>> Start SUPPLIED MATERIAL
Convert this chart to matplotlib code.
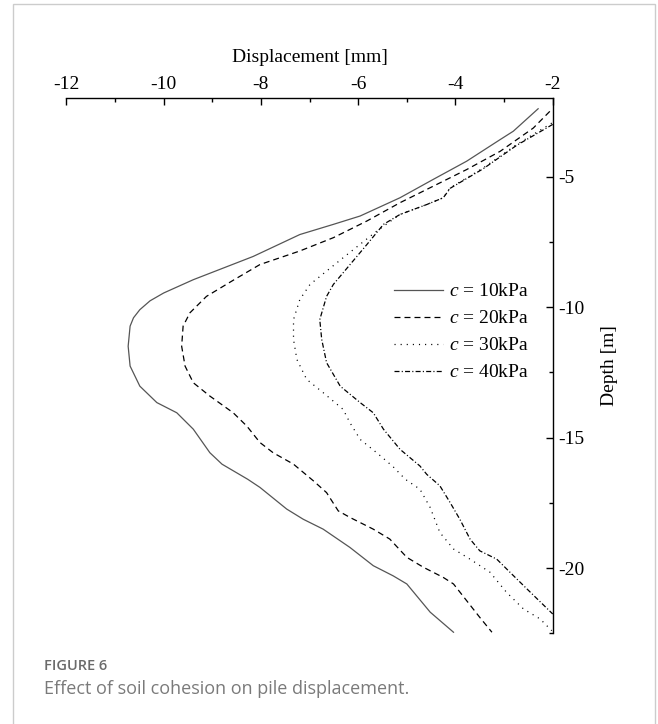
import matplotlib
matplotlib.use("Agg")
import matplotlib.pyplot as plt
from matplotlib.patches import Rectangle

plt.rcParams['font.family'] = ['Liberation Serif', 'DejaVu Serif']
plt.rcParams['mathtext.fontset'] = 'custom'
plt.rcParams['mathtext.it'] = 'Liberation Serif:italic'
plt.rcParams['mathtext.rm'] = 'Liberation Serif'
plt.rcParams['axes.unicode_minus'] = False
plt.rcParams['lines.scale_dashes'] = False

# datos: profundidad [m] y desplazamiento [mm]
depth_10 = [-2.40, -3.26, -3.58, -4.41, -5.11, -5.81, -6.51, -6.83, -7.22, -8.06, -8.95, -9.46,
            -9.76, -10.10, -10.41, -10.73, -11.50, -12.26, -13.03, -13.66, -14.05, -14.68,
            -15.58, -16.02, -16.60, -16.91, -17.74, -18.13, -18.51, -19.21, -19.91, -20.30,
            -20.61, -21.06, -21.69, -22.46]
disp_10 = [-2.30, -2.81, -3.08, -3.77, -4.46, -5.14, -5.96, -6.51, -7.20, -8.16, -9.39, -10.00,
           -10.28, -10.49, -10.62, -10.69, -10.73, -10.69, -10.49, -10.14, -9.73, -9.39,
           -9.05, -8.80, -8.27, -8.02, -7.47, -7.13, -6.72, -6.17, -5.69, -5.28,
           -5.00, -4.80, -4.52, -4.04]

depth_20 = [-2.50, -3.14, -4.03, -4.73, -5.37, -6.00, -6.70, -7.34, -7.85, -8.37, -8.95, -9.59,
            -10.22, -10.73, -11.50, -12.26, -12.90, -13.41, -14.05, -14.56, -15.19, -15.58,
            -16.02, -16.66, -17.11, -17.81, -18.06, -18.51, -18.89, -19.59, -19.97, -20.36,
            -20.61, -21.25, -21.89, -22.46]
disp_20 = [-2.06, -2.40, -3.08, -3.77, -4.46, -5.14, -5.82, -6.51, -7.20, -8.02, -8.55, -9.12,
           -9.46, -9.60, -9.63, -9.56, -9.39, -9.05, -8.57, -8.29, -8.02, -7.75,
           -7.33, -6.92, -6.65, -6.41, -6.17, -5.69, -5.35, -5.00, -4.66, -4.25,
           -4.04, -3.77, -3.50, -3.25]

depth_30 = [-2.95, -3.77, -4.67, -5.43, -5.81, -6.07, -6.45, -7.09, -8.11, -9.13, -9.71, -10.48,
            -11.24, -12.01, -12.77, -13.28, -13.92, -14.43, -15.07, -15.58, -16.12, -16.60,
            -16.98, -17.68, -18.64, -19.27, -19.66, -20.16, -20.93, -21.57, -21.95, -22.40]
disp_30 = [-2.02, -2.74, -3.43, -4.11, -4.25, -4.59, -5.14, -5.62, -6.31, -6.99, -7.20, -7.33,
           -7.33, -7.26, -7.06, -6.72, -6.31, -6.17, -5.96, -5.62, -5.28, -5.03,
           -4.73, -4.52, -4.32, -4.04, -3.70, -3.29, -2.95, -2.60, -2.26, -2.02]

depth_40 = [-3.00, -3.80, -4.70, -5.45, -5.81, -6.07, -6.45, -6.83, -7.60, -9.13, -9.59, -10.48,
            -11.24, -12.13, -13.03, -13.66, -14.05, -14.68, -15.45, -16.09, -16.41, -16.85,
            -17.49, -18.13, -18.89, -19.34, -19.66, -20.16, -20.80, -21.76]
disp_40 = [-2.00, -2.74, -3.43, -4.11, -4.25, -4.59, -5.14, -5.48, -5.82, -6.51, -6.65, -6.79,
           -6.75, -6.65, -6.37, -5.96, -5.69, -5.48, -5.14, -4.73, -4.59, -4.32,
           -4.11, -3.91, -3.70, -3.50, -3.15, -2.88, -2.53, -2.00]

etiquetas = ["$c$ = 10kPa", "$c$ = 20kPa", "$c$ = 30kPa", "$c$ = 40kPa"]

fig = plt.figure(figsize=(6.58, 7.24), dpi=100)
ax = fig.add_axes([0.1009, 0.1253, 0.7391, 0.7389])

ax.plot(disp_10, depth_10, color='#555555', linewidth=0.9, label=etiquetas[0])
ax.plot(disp_20, depth_20, color='black', linewidth=0.9, dashes=(4.3, 2.9), label=etiquetas[1])
ax.plot(disp_30, depth_30, color='black', linewidth=0.9, dashes=(0.8, 3.6), label=etiquetas[2])
ax.plot(disp_40, depth_40, color='black', linewidth=0.9, dashes=(3.6, 1.6, 0.8, 1.6), label=etiquetas[3])

ax.set_xlim(-12, -2)
ax.set_ylim(-22.5, -2)
ax.spines['left'].set_visible(False)
ax.spines['bottom'].set_visible(False)
for s in ['top', 'right']:
    ax.spines[s].set_linewidth(1.0)

ax.xaxis.tick_top()
ax.xaxis.set_label_position('top')
ax.yaxis.tick_right()
ax.yaxis.set_label_position('right')
ax.set_xticks([-12, -10, -8, -6, -4, -2])
ax.set_xticks([-11, -9, -7, -5, -3], minor=True)
ax.set_yticks([-5, -10, -15, -20])
ax.set_yticks([-7.5, -12.5, -17.5, -22.5], minor=True)
ax.tick_params(which='major', direction='in', length=5, width=1.0, labelsize=14)
ax.tick_params(which='minor', direction='in', length=3, width=1.0)
ax.tick_params(axis='x', which='both', top=True, bottom=False, pad=4)
ax.tick_params(axis='y', which='both', right=True, left=False, pad=4)

ax.set_xlabel("Displacement [mm]", fontsize=14, labelpad=10)
ax.set_ylabel("Depth [m]", fontsize=14, labelpad=12, rotation=90)

ax.legend(loc='upper left', bbox_to_anchor=(0.674, 0.655), frameon=False, fontsize=14,
          handlelength=2.5, handletextpad=0.3, labelspacing=0.48, borderpad=0, borderaxespad=0)

# marco y pie de figura
fig.patches.append(Rectangle((13.3 / 658, -0.05), (655 - 13.3) / 658, 1.05 - 4 / 724,
                             transform=fig.transFigure, fill=False, edgecolor='#cccccc',
                             linewidth=1.0))
fig.text(43.7 / 658, 1 - 666 / 724, "FIGURE 6", family='Open Sans', fontweight='semibold',
         fontsize=10.5, color='#6b6b6b', va='center', ha='left')
fig.text(43.7 / 658, 1 - 689 / 724, "Effect of soil cohesion on pile displacement.",
         family='Open Sans', fontsize=13, color='#7a7a7a', va='center', ha='left')

plt.savefig("out.png", dpi=100)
>> End SUPPLIED MATERIAL
▶ [WHAT THE TASK ASKS]: Print the complete listing exactly as it stands, without its pictures.

▶ [OUTPUT BELOW]:
Convert this chart to matplotlib code.
import matplotlib
matplotlib.use("Agg")
import matplotlib.pyplot as plt
from matplotlib.patches import Rectangle

plt.rcParams['font.family'] = ['Liberation Serif', 'DejaVu Serif']
plt.rcParams['mathtext.fontset'] = 'custom'
plt.rcParams['mathtext.it'] = 'Liberation Serif:italic'
plt.rcParams['mathtext.rm'] = 'Liberation Serif'
plt.rcParams['axes.unicode_minus'] = False
plt.rcParams['lines.scale_dashes'] = False

# datos: profundidad [m] y desplazamiento [mm]
depth_10 = [-2.40, -3.26, -3.58, -4.41, -5.11, -5.81, -6.51, -6.83, -7.22, -8.06, -8.95, -9.46,
            -9.76, -10.10, -10.41, -10.73, -11.50, -12.26, -13.03, -13.66, -14.05, -14.68,
            -15.58, -16.02, -16.60, -16.91, -17.74, -18.13, -18.51, -19.21, -19.91, -20.30,
            -20.61, -21.06, -21.69, -22.46]
disp_10 = [-2.30, -2.81, -3.08, -3.77, -4.46, -5.14, -5.96, -6.51, -7.20, -8.16, -9.39, -10.00,
           -10.28, -10.49, -10.62, -10.69, -10.73, -10.69, -10.49, -10.14, -9.73, -9.39,
           -9.05, -8.80, -8.27, -8.02, -7.47, -7.13, -6.72, -6.17, -5.69, -5.28,
           -5.00, -4.80, -4.52, -4.04]

depth_20 = [-2.50, -3.14, -4.03, -4.73, -5.37, -6.00, -6.70, -7.34, -7.85, -8.37, -8.95, -9.59,
            -10.22, -10.73, -11.50, -12.26, -12.90, -13.41, -14.05, -14.56, -15.19, -15.58,
            -16.02, -16.66, -17.11, -17.81, -18.06, -18.51, -18.89, -19.59, -19.97, -20.36,
            -20.61, -21.25, -21.89, -22.46]
disp_20 = [-2.06, -2.40, -3.08, -3.77, -4.46, -5.14, -5.82, -6.51, -7.20, -8.02, -8.55, -9.12,
           -9.46, -9.60, -9.63, -9.56, -9.39, -9.05, -8.57, -8.29, -8.02, -7.75,
           -7.33, -6.92, -6.65, -6.41, -6.17, -5.69, -5.35, -5.00, -4.66, -4.25,
           -4.04, -3.77, -3.50, -3.25]

depth_30 = [-2.95, -3.77, -4.67, -5.43, -5.81, -6.07, -6.45, -7.09, -8.11, -9.13, -9.71, -10.48,
            -11.24, -12.01, -12.77, -13.28, -13.92, -14.43, -15.07, -15.58, -16.12, -16.60,
            -16.98, -17.68, -18.64, -19.27, -19.66, -20.16, -20.93, -21.57, -21.95, -22.40]
disp_30 = [-2.02, -2.74, -3.43, -4.11, -4.25, -4.59, -5.14, -5.62, -6.31, -6.99, -7.20, -7.33,
           -7.33, -7.26, -7.06, -6.72, -6.31, -6.17, -5.96, -5.62, -5.28, -5.03,
           -4.73, -4.52, -4.32, -4.04, -3.70, -3.29, -2.95, -2.60, -2.26, -2.02]

depth_40 = [-3.00, -3.80, -4.70, -5.45, -5.81, -6.07, -6.45, -6.83, -7.60, -9.13, -9.59, -10.48,
            -11.24, -12.13, -13.03, -13.66, -14.05, -14.68, -15.45, -16.09, -16.41, -16.85,
            -17.49, -18.13, -18.89, -19.34, -19.66, -20.16, -20.80, -21.76]
disp_40 = [-2.00, -2.74, -3.43, -4.11, -4.25, -4.59, -5.14, -5.48, -5.82, -6.51, -6.65, -6.79,
           -6.75, -6.65, -6.37, -5.96, -5.69, -5.48, -5.14, -4.73, -4.59, -4.32,
           -4.11, -3.91, -3.70, -3.50, -3.15, -2.88, -2.53, -2.00]

etiquetas = ["$c$ = 10kPa", "$c$ = 20kPa", "$c$ = 30kPa", "$c$ = 40kPa"]

fig = plt.figure(figsize=(6.58, 7.24), dpi=100)
ax = fig.add_axes([0.1009, 0.1253, 0.7391, 0.7389])

ax.plot(disp_10, depth_10, color='#555555', linewidth=0.9, label=etiquetas[0])
ax.plot(disp_20, depth_20, color='black', linewidth=0.9, dashes=(4.3, 2.9), label=etiquetas[1])
ax.plot(disp_30, depth_30, color='black', linewidth=0.9, dashes=(0.8, 3.6), label=etiquetas[2])
ax.plot(disp_40, depth_40, color='black', linewidth=0.9, dashes=(3.6, 1.6, 0.8, 1.6), label=etiquetas[3])

ax.set_xlim(-12, -2)
ax.set_ylim(-22.5, -2)
ax.spines['left'].set_visible(False)
ax.spines['bottom'].set_visible(False)
for s in ['top', 'right']:
    ax.spines[s].set_linewidth(1.0)

ax.xaxis.tick_top()
ax.xaxis.set_label_position('top')
ax.yaxis.tick_right()
ax.yaxis.set_label_position('right')
ax.set_xticks([-12, -10, -8, -6, -4, -2])
ax.set_xticks([-11, -9, -7, -5, -3], minor=True)
ax.set_yticks([-5, -10, -15, -20])
ax.set_yticks([-7.5, -12.5, -17.5, -22.5], minor=True)
ax.tick_params(which='major', direction='in', length=5, width=1.0, labelsize=14)
ax.tick_params(which='minor', direction='in', length=3, width=1.0)
ax.tick_params(axis='x', which='both', top=True, bottom=False, pad=4)
ax.tick_params(axis='y', which='both', right=True, left=False, pad=4)

ax.set_xlabel("Displacement [mm]", fontsize=14, labelpad=10)
ax.set_ylabel("Depth [m]", fontsize=14, labelpad=12, rotation=90)

ax.legend(loc='upper left', bbox_to_anchor=(0.674, 0.655), frameon=False, fontsize=14,
          handlelength=2.5, handletextpad=0.3, labelspacing=0.48, borderpad=0, borderaxespad=0)

# marco y pie de figura
fig.patches.append(Rectangle((13.3 / 658, -0.05), (655 - 13.3) / 658, 1.05 - 4 / 724,
                             transform=fig.transFigure, fill=False, edgecolor='#cccccc',
                             linewidth=1.0))
fig.text(43.7 / 658, 1 - 666 / 724, "FIGURE 6", family='Open Sans', fontweight='semibold',
         fontsize=10.5, color='#6b6b6b', va='center', ha='left')
fig.text(43.7 / 658, 1 - 689 / 724, "Effect of soil cohesion on pile displacement.",
         family='Open Sans', fontsize=13, color='#7a7a7a', va='center', ha='left')

plt.savefig("out.png", dpi=100)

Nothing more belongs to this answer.